The data release comes at a particularly sensitive moment for Federal Reserve policymakers. Chair Jerome Powell has repeatedly stressed that the Fed requires sustained evidence of disinflation before committing to rate cuts, and any upside surprise in Monday's figures would further push market expectations for the first cut beyond the September 2026 FOMC meeting. Fed funds futures markets, which had been pricing in one to two cuts before year-end, are likely to reprice sharply if CPI prints above 3.3 percent.
Equity markets, already rattled by tariff uncertainty and geopolitical stress linked to US-Iran tensions, are expected to react with volatility to the print. Major financial institutions including Goldman Sachs, Bank of America, and Citigroup have each flagged in recent research notes that a hotter-than-expected CPI could accelerate a rotation out of rate-sensitive growth stocks and into defensive sectors such as energy and consumer staples. The earnings season backdrop — with several S&P 500 companies reporting Q1 results this week — adds further complexity, as analysts will scrutinise margin commentary for evidence that companies are absorbing or passing through rising input costs.

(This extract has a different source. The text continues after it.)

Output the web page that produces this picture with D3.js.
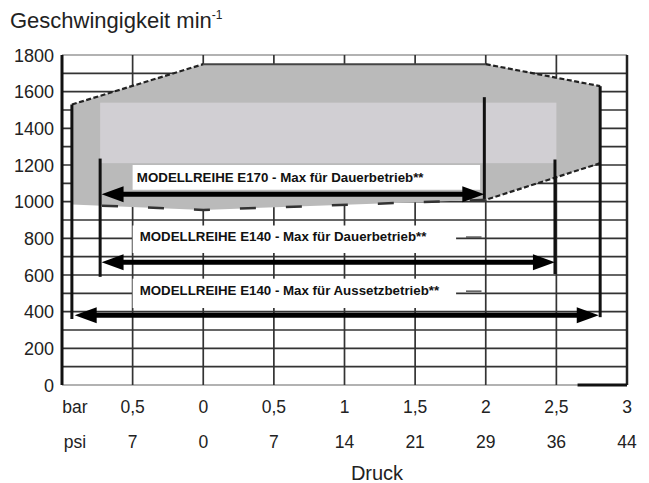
<!DOCTYPE html>
<html><head><meta charset="utf-8">
<script src="https://cdn.jsdelivr.net/npm/d3@7"></script>
<style>body{margin:0;background:#fff}svg{display:block;font-family:"Liberation Sans",Arial,sans-serif}</style>
</head><body><svg id="c" width="649" height="483"></svg>
<script>
// ---- data ----
const barPositions = [-0.5, 0, 0.5, 1, 1.5, 2, 2.5, 3];
const barLabels = ["0,5", "0", "0,5", "1", "1,5", "2", "2,5", "3"];
const psiLabels = ["7", "0", "7", "14", "21", "29", "36", "44"];
const speedTicks = [0, 200, 400, 600, 800, 1000, 1200, 1400, 1600, 1800];
const gridSpeeds = d3.range(0, 1801, 100);
// envelope of E140 intermittent operation [pressure bar, speed]
const envelope = [[-0.93, 1530], [0, 1750], [2, 1750], [2.81, 1630], [2.81, 1210], [2, 1010], [0, 955], [-0.93, 985]];
// inner field E140 continuous [pressure from, to, speed from, to]
const innerField = [-0.73, 2.5, 1210, 1540];
// model ranges: label, arrow speed, pressure from/to
const models = [
  {label: "MODELLREIHE E170 - Max für Dauerbetrieb**", speed: 1040, from: -0.72, to: 1.99, labelSpeed: 1105, boxTop: 1200, boxBottom: 1065, boxTo: 1.96},
  {label: "MODELLREIHE E140 - Max für Dauerbetrieb**", speed: 670, from: -0.72, to: 2.49, labelSpeed: 785, boxTop: 870, boxBottom: 720, boxTo: 1.79},
  {label: "MODELLREIHE E140 - Max für Aussetzbetrieb**", speed: 380, from: -0.91, to: 2.80, labelSpeed: 490, boxTop: 580, boxBottom: 420, boxTo: 1.79}
];
// vertical limit lines [pressure, speed top, speed bottom]
const limitLines = [[-0.93, 1530, 360], [-0.73, 1235, 590], [1.99, 1570, 1015], [2.49, 1230, 605], [2.81, 1630, 370]];

// ---- scales ----
const svg = d3.select("#c");
const x = d3.scaleLinear().domain([-1, 3]).range([62, 627]);
const y = d3.scaleLinear().domain([0, 1800]).range([385, 55]);
const line = d3.line().x(d => x(d[0])).y(d => y(d[1]));

// grid
const g = svg.append("g");
g.selectAll(".hg").data(gridSpeeds).join("line")
  .attr("x1", x(-1)).attr("x2", x(3)).attr("y1", d => y(d)).attr("y2", d => y(d))
  .attr("stroke", d => d === 1800 || d === 0 ? "#999" : "#333").attr("stroke-width", 1.7);
g.selectAll(".vg").data(barPositions.slice(0, 7)).join("line")
  .attr("x1", d => x(d)).attr("x2", d => x(d)).attr("y1", y(1800)).attr("y2", y(0))
  .attr("stroke", "#333").attr("stroke-width", 1.7);

// envelope fill
svg.append("path").attr("d", line(envelope) + "Z").attr("fill", "#bababa");
// inner field
svg.append("rect").attr("x", x(innerField[0])).attr("width", x(innerField[1]) - x(innerField[0]))
  .attr("y", y(innerField[3])).attr("height", y(innerField[2]) - y(innerField[3])).attr("fill", "#d1cfd3");
// white label boxes
svg.selectAll(".box").data(models).join("rect")
  .attr("x", x(-0.5)).attr("width", d => x(d.boxTo) - x(-0.5))
  .attr("y", d => y(d.boxTop)).attr("height", d => y(d.boxBottom) - y(d.boxTop)).attr("fill", "#fff");
// small artifacts
svg.selectAll(".art").data(models.slice(1)).join("line")
  .attr("x1", x(1.86)).attr("x2", x(1.97)).attr("y1", d => y(d.labelSpeed) - 4).attr("y2", d => y(d.labelSpeed) - 4)
  .attr("stroke", "#555").attr("stroke-width", 1.5);

// envelope outline
const dash = "5,2.5";
svg.append("path").attr("d", line([envelope[0], envelope[1]])).attr("stroke", "#222").attr("stroke-width", 2.2).attr("stroke-dasharray", dash).attr("fill", "none");
svg.append("path").attr("d", line([envelope[1], envelope[2]])).attr("stroke", "#444").attr("stroke-width", 2).attr("fill", "none");
svg.append("path").attr("d", line([envelope[2], envelope[3]])).attr("stroke", "#222").attr("stroke-width", 2.2).attr("stroke-dasharray", dash).attr("fill", "none");
svg.append("path").attr("d", line([envelope[4], envelope[5]])).attr("stroke", "#222").attr("stroke-width", 2.2).attr("stroke-dasharray", dash).attr("fill", "none");
svg.append("path").attr("d", line([envelope[5], envelope[6], envelope[7]])).attr("stroke", "#333").attr("stroke-width", 2.5).attr("stroke-dasharray", "16,30").attr("fill", "none");

// vertical limit lines
svg.selectAll(".lim").data(limitLines).join("line")
  .attr("x1", d => x(d[0])).attr("x2", d => x(d[0])).attr("y1", d => y(d[1])).attr("y2", d => y(d[2]))
  .attr("stroke", "#111").attr("stroke-width", 3);

// axes borders
svg.append("line").attr("x1", x(-1)).attr("x2", x(-1)).attr("y1", y(1800)).attr("y2", y(0)).attr("stroke", "#111").attr("stroke-width", 3);
svg.append("line").attr("x1", x(3)).attr("x2", x(3)).attr("y1", y(1800)).attr("y2", y(0)).attr("stroke", "#222").attr("stroke-width", 2.5);
svg.append("line").attr("x1", x(2.65)).attr("x2", x(3)).attr("y1", y(0)).attr("y2", y(0)).attr("stroke", "#111").attr("stroke-width", 3);

// arrows
models.forEach(m => {
  const yy = y(m.speed), x0 = x(m.from), x1 = x(m.to), L = 22, H = 8;
  svg.append("line").attr("x1", x0 + L - 2).attr("x2", x1 - L + 2).attr("y1", yy).attr("y2", yy).attr("stroke", "#000").attr("stroke-width", 5);
  svg.append("path").attr("d", `M${x0},${yy}L${x0 + L},${yy - H}L${x0 + L},${yy + H}Z`).attr("fill", "#000");
  svg.append("path").attr("d", `M${x1},${yy}L${x1 - L},${yy - H}L${x1 - L},${yy + H}Z`).attr("fill", "#000");
});

// labels
svg.selectAll(".lbl").data(models).join("text")
  .attr("x", (d, i) => i === 0 ? x(-0.47) : x(-0.45)).attr("y", d => y(d.labelSpeed))
  .attr("font-size", 13.3).attr("font-weight", "bold").attr("fill", "#111").text(d => d.label);

// y tick labels
svg.selectAll(".yt").data(speedTicks).join("text")
  .attr("x", 54).attr("y", d => y(d) + 6.5).attr("text-anchor", "end").attr("font-size", 18).attr("fill", "#222").text(d => d);
// x tick labels
const barY = 413, psiY = 448;
svg.append("text").attr("x", 75).attr("y", barY).attr("text-anchor", "middle").attr("font-size", 17.5).attr("fill", "#222").text("bar");
svg.append("text").attr("x", 75).attr("y", psiY).attr("text-anchor", "middle").attr("font-size", 17.5).attr("fill", "#222").text("psi");
svg.selectAll(".xb").data(barPositions).join("text")
  .attr("x", d => x(d)).attr("y", barY).attr("text-anchor", "middle").attr("font-size", 17.5).attr("fill", "#222").text((d, i) => barLabels[i]);
svg.selectAll(".xp").data(barPositions).join("text")
  .attr("x", d => x(d)).attr("y", psiY).attr("text-anchor", "middle").attr("font-size", 17.5).attr("fill", "#222").text((d, i) => psiLabels[i]);
svg.append("text").attr("x", 377).attr("y", 480).attr("text-anchor", "middle").attr("font-size", 20).attr("fill", "#222").text("Druck");
// title
const t = svg.append("text").attr("x", 10).attr("y", 28).attr("font-size", 22).attr("fill", "#222");
t.append("tspan").text("Geschwingigkeit min");
t.append("tspan").attr("font-size", 12).attr("dy", -9).text("-1");
</script></body></html>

For the broader global investment picture, the CPI release lands just days after the Kearney FDI Confidence Index confirmed continued investor interest in North American markets, though observers note that sustained inflation above the Fed's 2 percent target could begin to erode the United States' competitive positioning as a destination for capital-intensive manufacturing investment — precisely the outcome the White House's tariff strategy is designed to encourage.